◆ EXERCISE DIRECTIONS: Say only how many lines contain the word "this".

◆ SOURCE MATERIAL:
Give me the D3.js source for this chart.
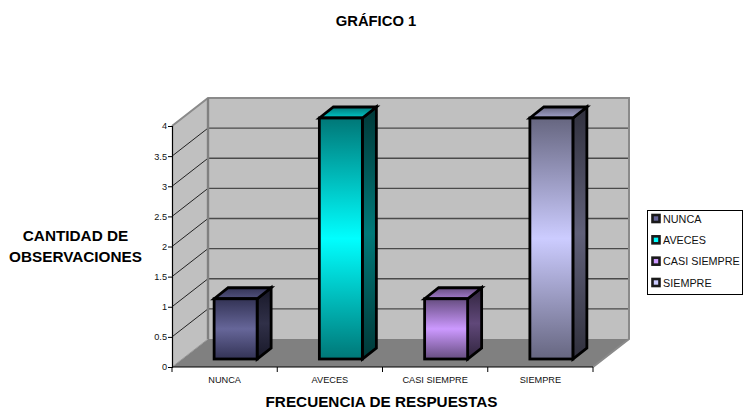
<!DOCTYPE html>
<html><head><meta charset="utf-8">
<script src="https://cdn.jsdelivr.net/npm/d3@7/dist/d3.min.js"></script>
<style>html,body{margin:0;background:#fff}svg{display:block}text{font-family:"Liberation Sans",Arial,sans-serif}</style>
</head><body><svg id="c" width="743" height="410"></svg>
<script>
const categories = ["NUNCA","AVECES","CASI SIEMPRE","SIEMPRE"];
const values = [1,4,1,4];
const yTicks = [0,0.5,1,1.5,2,2.5,3,3.5,4];
const edgeColors = ["#333355","#007777","#664d80","#666680"];
const midColors = ["#666699","#00ffff","#cc99ff","#ccccff"];

const svg = d3.select("#c");
const defs = svg.append("defs");
const x = d3.scaleBand().domain(categories).range([172,593]);
const y = d3.scaleLinear().domain([0,4]).range([367,126]);
const wallDx = 36, wallDy = -28;
const barDx = 14, barDy = -11, barOffX = 11, barOffY = -8, barW = 43;
const barY = v => y(v) + barOffY;
const [x0,x1] = x.range();
const pts = a => a.map(p=>p.join(",")).join(" ");

// walls
const g = svg.append("g");
g.append("polygon").attr("points",pts([[x0,y(0)],[x0+wallDx,y(0)+wallDy],[x1+wallDx,y(0)+wallDy],[x1,y(0)]])).attr("fill","#808080");
g.append("polygon").attr("points",pts([[x0,y(0)],[x0,y(4)],[x0+wallDx,y(4)+wallDy],[x0+wallDx,y(0)+wallDy]])).attr("fill","#c0c0c0");
g.append("rect").attr("x",x0+wallDx).attr("y",y(4)+wallDy).attr("width",x1-x0).attr("height",y(0)-y(4)).attr("fill","#c0c0c0");
yTicks.slice(1,-1).forEach(t=>{
  g.append("line").attr("x1",x0).attr("y1",y(t)).attr("x2",x0+wallDx).attr("y2",y(t)+wallDy).attr("stroke","#222").attr("stroke-width",1);
  g.append("line").attr("x1",x0+wallDx).attr("y1",y(t)+wallDy).attr("x2",x1+wallDx).attr("y2",y(t)+wallDy).attr("stroke","#4a4a4a").attr("stroke-width",1.3);
});
g.append("polyline").attr("points",pts([[x0,y(4)],[x0+wallDx,y(4)+wallDy],[x1+wallDx,y(4)+wallDy],[x1+wallDx,y(0)+wallDy],[x1,y(0)]])).attr("fill","none").attr("stroke","#8a8a8a").attr("stroke-width",2);
g.append("line").attr("x1",x0+wallDx).attr("y1",y(4)+wallDy).attr("x2",x0+wallDx).attr("y2",y(0)+wallDy).attr("stroke","#808080").attr("stroke-width",2.4);
g.append("line").attr("x1",x0).attr("y1",y(0)).attr("x2",x0+wallDx).attr("y2",y(0)+wallDy).attr("stroke","#999").attr("stroke-width",1);

// gradients
function grad(id,stops){
  const l = defs.append("linearGradient").attr("id",id).attr("x1",0).attr("y1",0).attr("x2",0).attr("y2",1);
  stops.forEach(([o,c])=>l.append("stop").attr("offset",o).attr("stop-color",c));
}
categories.forEach((c,i)=>{
  const e=edgeColors[i], m=midColors[i];
  const dark = k => d3.rgb(k).darker(2.1).formatHex();
  grad("f"+i,[[0,e],[0.5,m],[1,e]]);
  grad("s"+i,[[0,dark(e)],[0.5,dark(m)],[1,dark(e)]]);
  grad("t"+i,[[0,e],[1,d3.interpolateRgb(e,m)(0.6)]]);
});

// bars
const bars = svg.append("g").selectAll("g").data(categories).join("g");
bars.each(function(c,i){
  const b = d3.select(this), v = values[i];
  const bx = x(c)+(x.bandwidth()-barW)/2+barOffX, t = barY(v), bt = barY(0);
  const st = {stroke:"#000","stroke-width":2.8,"stroke-linejoin":"miter"};
  const side = b.append("polygon").attr("points",pts([[bx+barW,t],[bx+barW+barDx,t+barDy],[bx+barW+barDx,bt+barDy],[bx+barW,bt]])).attr("fill",`url(#s${i})`);
  const top = b.append("polygon").attr("points",pts([[bx,t],[bx+barDx,t+barDy],[bx+barW+barDx,t+barDy],[bx+barW,t]])).attr("fill",`url(#t${i})`);
  const front = b.append("rect").attr("x",bx).attr("y",t).attr("width",barW).attr("height",bt-t).attr("fill",`url(#f${i})`);
  [side,top,front].forEach(s=>Object.entries(st).forEach(([k,val])=>s.attr(k,val)));
});

// axes
const ya = svg.append("g").attr("transform",`translate(${x0},0)`).call(d3.axisLeft(y).tickValues(yTicks).tickFormat(d3.format("~g")).tickSize(4).tickPadding(1));
const xa = svg.append("g").attr("transform",`translate(0,${y(0)})`).call(d3.axisBottom(x).tickSize(0).tickPadding(9));
[ya,xa].forEach(a=>{a.selectAll("path").attr("stroke","#000").attr("stroke-width",1.2);a.selectAll("text").attr("font-size",9.2).attr("fill","#111").style("font-family",'"Liberation Sans",Arial,sans-serif');});
ya.selectAll("line").attr("stroke","#000");
xa.select("path").attr("d",`M${x0},0H${x1}`);
svg.append("g").selectAll("line").data(categories.map(c=>x(c)).concat([x1])).join("line")
  .attr("x1",d=>d).attr("x2",d=>d).attr("y1",y(0)).attr("y2",y(0)+5).attr("stroke","#000");

// titles
const bold = (s,tx,ty,fs)=>svg.append("text").attr("x",tx).attr("y",ty).attr("text-anchor","middle").attr("font-weight","bold").attr("font-size",fs).attr("fill","#000").text(s);
bold("GRÁFICO 1",376,25.5,14.8);
bold("CANTIDAD DE",75.5,240.5,15.3);
bold("OBSERVACIONES",75.5,262,15.3);
bold("FRECUENCIA DE RESPUESTAS",381.5,407,15.3);

// legend
const lg = svg.append("g");
lg.append("rect").attr("x",647.5).attr("y",210.5).attr("width",95).attr("height",84).attr("fill","#fff").attr("stroke","#000");
const ly = d3.scalePoint().domain(categories).range([218.5,282.5]);
categories.forEach((c,i)=>{
  lg.append("rect").attr("x",652.5).attr("y",ly(c)-3.5).attr("width",7).attr("height",7).attr("fill",midColors[i]).attr("stroke","#1a1a1a").attr("stroke-width",2.6);
  lg.append("text").attr("x",663).attr("y",ly(c)+4).attr("font-size",10.8).attr("fill","#111").text(c);
});
</script></body></html>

◆ EXERCISE RESULT: 2